为探究钎焊过程对SiC陶瓷晶体结构的影响，为钎焊工艺设计提供理论及试验数据支撑，本研究采用纯Ni箔作为中间层在1 100~1 245 ℃下实现了6H-SiC的钎焊连接，并研究了焊缝以及6H-SiC基体与焊缝界面处的微观形貌。研究结果表明，少量Ni原子在钎焊过程中会扩散进入6H-SiC陶瓷，并以固溶形式存在，降低了6H-SiC层错能。随着钎焊温度升高，6H-SiC/焊缝界面处的焊后残余应力增大，当钎焊温度达到1 245 ℃时，界面处的6H-SiC的(0001)面沿1/3 <1100>方向产生滑移， 6H-SiC切变形成3C-SiC。因此，SiC陶瓷在钎焊过程中受应力和钎料组成元素的作用发生相变，针对特殊环境使用的SiC陶瓷需要斟酌钎焊工艺对其晶体结构及性能的影响。

In this paper, pure Ni foil was used as an intermediate layer to achieve brazing connection of 6H-SiC at 1 100~1 245 ℃. The microstructure of the brazed joint and the interface between the brazed joint and the 6H-SiC substrate were studied to investigate the effect of brazing process on the crystal structure of SiC ceramics and provide theoretical and experimental data supports for brazing process design.
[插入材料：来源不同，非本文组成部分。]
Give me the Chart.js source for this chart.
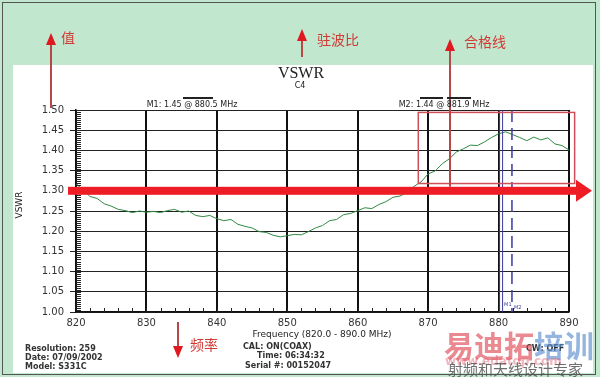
<!DOCTYPE html>
<html>
<head>
<meta charset="utf-8">
<script src="https://cdn.jsdelivr.net/npm/chart.js@4.4.1/dist/chart.umd.min.js"></script>
<style>
  html, body { margin: 0; padding: 0; background: #fff; }
  canvas { display: block; }
</style>
</head>
<body>
<canvas id="myChart" width="600" height="377"></canvas>
<script>
let freqs = [820, 821, 822, 823, 824, 825, 826, 827, 828, 829,
	830, 831, 832, 833, 834, 835, 836, 837, 838, 839,
	840, 841, 842, 843, 844, 845, 846, 847, 848, 849,
	850, 851, 852, 853, 854, 855, 856, 857, 858, 859,
	860, 861, 862, 863, 864, 865, 866, 867, 868, 869,
	870, 871, 872, 873, 874, 875, 876, 877, 878, 879,
	880, 881, 882, 883, 884, 885, 886, 887, 888, 889, 890];
let vswr = [1.318, 1.302, 1.286, 1.281, 1.268, 1.262, 1.254, 1.251, 1.246, 1.250,
	1.247, 1.249, 1.246, 1.251, 1.254, 1.247, 1.250, 1.239, 1.236, 1.239,
	1.231, 1.226, 1.229, 1.217, 1.212, 1.208, 1.199, 1.197, 1.190, 1.186,
	1.189, 1.192, 1.191, 1.199, 1.208, 1.214, 1.226, 1.229, 1.241, 1.244,
	1.251, 1.258, 1.256, 1.266, 1.273, 1.284, 1.287, 1.296, 1.311, 1.322,
	1.342, 1.349, 1.367, 1.379, 1.396, 1.404, 1.413, 1.412, 1.421, 1.432,
	1.441, 1.446, 1.439, 1.432, 1.424, 1.433, 1.426, 1.431, 1.416, 1.412, 1.401];

// axis ticks
let xTicks = [820, 830, 840, 850, 860, 870, 880, 890];
let yTicks = [1.00, 1.05, 1.10, 1.15, 1.20, 1.25, 1.30, 1.35, 1.40, 1.45, 1.50];

// markers and limit line
let markerM1 = 880.5;
let markerM2 = 881.9;
let limitLine = 1.30;

let points = freqs.map((f, i) => ({ x: f, y: vswr[i] }));

function arrowHead(c, x, y, dir, w, h, color) {
	c.fillStyle = color;
	c.beginPath();
	if (dir === 'up') {
		c.moveTo(x, y); c.lineTo(x - w / 2, y + h); c.lineTo(x + w / 2, y + h);
	} else if (dir === 'down') {
		c.moveTo(x, y); c.lineTo(x - w / 2, y - h); c.lineTo(x + w / 2, y - h);
	} else {
		c.moveTo(x, y); c.lineTo(x - h, y - w / 2); c.lineTo(x - h, y + w / 2);
	}
	c.closePath();
	c.fill();
}

let decor = {
	id: 'decor',
	beforeDraw(chart) {
		let c = chart.ctx;
		c.save();
		c.fillStyle = '#c2e7cf';
		c.fillRect(0, 0, 600, 377);
		c.fillStyle = '#ffffff';
		c.fillRect(13, 65, 580, 308);
		c.strokeStyle = '#555';
		c.lineWidth = 1;
		c.strokeRect(2.5, 2.5, 593, 372);
		c.restore();
	},
	afterDatasetsDraw(chart) {
		let c = chart.ctx;
		let xs = chart.scales.x, ys = chart.scales.y;
		let a = chart.chartArea;
		c.save();

		// minor ticks
		c.strokeStyle = '#222';
		c.lineWidth = 1;
		c.beginPath();
		for (let v = 1.0; v < 1.5; v += 0.005) {
			let py = Math.round(ys.getPixelForValue(v)) + 0.5;
			c.moveTo(a.left, py); c.lineTo(a.left + 5, py);
		}
		for (let f = 822; f < 890; f += 2) {
			let px = Math.round(xs.getPixelForValue(f)) + 0.5;
			c.moveTo(px, a.bottom); c.lineTo(px, a.bottom - 4);
		}
		c.stroke();

		// markers
		let m1 = xs.getPixelForValue(markerM1);
		let m2 = xs.getPixelForValue(markerM2);
		c.strokeStyle = '#3a3aa0';
		c.lineWidth = 1;
		c.beginPath();
		c.moveTo(m1 - 2.5, a.top); c.lineTo(m1 - 2.5, a.bottom);
		c.moveTo(m1 + 0.5, a.top); c.lineTo(m1 + 0.5, a.bottom);
		c.stroke();
		c.lineWidth = 1.5;
		c.setLineDash([12, 6]);
		c.beginPath();
		c.moveTo(m2, a.top); c.lineTo(m2, a.bottom);
		c.stroke();
		c.setLineDash([]);
		c.fillStyle = '#3a3aa0';
		c.font = '5px "DejaVu Sans"';
		c.fillText('M1', m1 + 2, a.bottom - 6);
		c.fillText('M2', m2 + 2, a.bottom - 3);

		// pass-zone box
		c.strokeStyle = '#d0505a';
		c.lineWidth = 1.5;
		c.strokeRect(xs.getPixelForValue(868.6), ys.getPixelForValue(1.494),
			xs.getPixelForValue(890.8) - xs.getPixelForValue(868.6),
			ys.getPixelForValue(1.318) - ys.getPixelForValue(1.494));

		// thick red limit arrow
		let ly = ys.getPixelForValue(limitLine);
		c.fillStyle = '#ee1c24';
		c.fillRect(68, ly - 4, 510, 8);
		arrowHead(c, 592, ly, 'right', 22, 16, '#ee1c24');

		// vertical annotation arrows
		let red = '#d03a34';
		c.strokeStyle = '#b84848';
		c.lineWidth = 2;
		c.beginPath();
		c.moveTo(51, 108); c.lineTo(51, 42);
		c.moveTo(302, 57); c.lineTo(302, 38);
		c.moveTo(450, ly - 4); c.lineTo(450, 48);
		c.moveTo(178, 322); c.lineTo(178, 348);
		c.stroke();
		arrowHead(c, 51, 33, 'up', 10, 12, '#e01820');
		arrowHead(c, 302, 29, 'up', 10, 12, '#e01820');
		arrowHead(c, 450, 39, 'up', 10, 12, '#e01820');
		arrowHead(c, 178, 358, 'down', 10, 12, '#e01820');

		c.fillStyle = red;
		c.font = '14px "Noto Sans CJK SC"';
		c.textBaseline = 'middle';
		c.fillText('值', 61, 38);
		c.fillText('驻波比', 317, 40);
		c.fillText('合格线', 464, 42);
		c.fillText('频率', 190, 345);

		// title
		c.fillStyle = '#222';
		c.textAlign = 'center';
		c.font = '16px "Liberation Serif"';
		c.fillText('VSWR', 301, 74);
		c.font = '8px "DejaVu Sans"';
		c.fillText('C4', 300, 86);

		// marker readouts
		c.font = '8px "DejaVu Sans"';
		c.fillText('M1: 1.45 @ 880.5 MHz', 192, 105);
		c.fillText('M2: 1.44 @ 881.9 MHz', 444, 105);
		c.fillRect(183, 97, 30, 2);
		c.fillRect(420, 97, 23, 2);
		c.fillRect(447, 97, 24, 2);

		// axis titles
		c.font = '9px "DejaVu Sans"';
		c.fillText('Frequency (820.0 - 890.0 MHz)', 322, 335);
		c.save();
		c.translate(20, 205);
		c.rotate(-Math.PI / 2);
		c.fillText('VSWR', 0, 0);
		c.restore();

		// instrument info
		c.textAlign = 'left';
		c.fillStyle = '#333';
		c.font = 'bold 8px "DejaVu Sans"';
		c.fillText('Resolution: 259', 25, 349);
		c.fillText('Date: 07/09/2002', 25, 358);
		c.fillText('Model: S331C', 25, 367);
		c.fillText('CAL: ON(COAX)', 243, 347);
		c.fillText('Time: 06:34:32', 257, 356);
		c.fillText('Serial #: 00152047', 245, 366);
		c.fillText('CW: OFF', 526, 349);

		// watermark
		c.globalAlpha = 0.65;
		c.font = 'bold 30px "Noto Sans CJK SC"';
		c.fillStyle = '#e04a55';
		c.fillText('易迪拓', 444, 346);
		c.fillStyle = '#5a8ed0';
		c.fillText('培训', 534, 346);
		c.globalAlpha = 0.45;
		c.font = 'bold 12px "DejaVu Sans"';
		c.fillStyle = '#e06070';
		c.fillText('www.edatop.com', 445, 362);
		c.globalAlpha = 0.85;
		c.font = '15px "Noto Sans CJK SC"';
		c.fillStyle = '#555';
		c.fillText('射频和天线设计专家', 448, 369);
		c.restore();
	}
};

let ctx = document.getElementById('myChart').getContext('2d');
new Chart(ctx, {
	type: 'line',
	data: {
		datasets: [
			{
				label: 'VSWR',
				data: points,
				borderColor: '#2f8a42',
				borderWidth: 1,
				pointRadius: 0,
				tension: 0,
			},
		],
	},
	options: {
		responsive: false,
		animation: false,
		layout: { padding: { top: 110, right: 31, bottom: 0, left: 0 } },
		plugins: { legend: { display: false }, tooltip: { enabled: false } },
		scales: {
			x: {
				type: 'linear',
				min: 820,
				max: 890,
				afterFit(scale) { scale.height = 65; },
				afterBuildTicks(scale) { scale.ticks = xTicks.map((v) => ({ value: v })); },
				ticks: { color: '#333', font: { family: 'DejaVu Sans', size: 10 }, padding: 5, maxRotation: 0 },
				grid: { color: '#111', lineWidth: 2, drawTicks: false },
				border: { color: '#111', width: 1.5 },
			},
			y: {
				min: 1.0,
				max: 1.5,
				afterFit(scale) { scale.width = 76; },
				afterBuildTicks(scale) { scale.ticks = yTicks.map((v) => ({ value: v })); },
				ticks: {
					color: '#333',
					font: { family: 'DejaVu Sans', size: 10 },
					padding: 6,
					callback: (v) => Number(v).toFixed(2),
				},
				grid: { color: '#222', lineWidth: 1, tickLength: 6 },
				border: { color: '#111', width: 1.5 },
			},
		},
	},
	plugins: [decor],
});
</script>
</body>
</html>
The results show that a small amount of Ni atoms diffuse into the 6H-SiC ceramics during the brazing process and exist in solid solution form, which reduces the dislocation energy of 6H-SiC. The residual stress at the 6H-SiC/brazed joint interface increases with the increase of brazing temperature, and when the brazing temperature reaches 1 245 ℃, the (0001) plane of 6H-SiC at the interface slips along the 1/3 <1100> direction, and the 6H-SiC is sheared to form 3C-SiC. Therefore, SiC ceramics can undergo phase transformation under the influence of stress and brazing material composition during the brazing process, and the effect of brazing process on their crystal structure and properties should be considered for SiC ceramics used in special environments.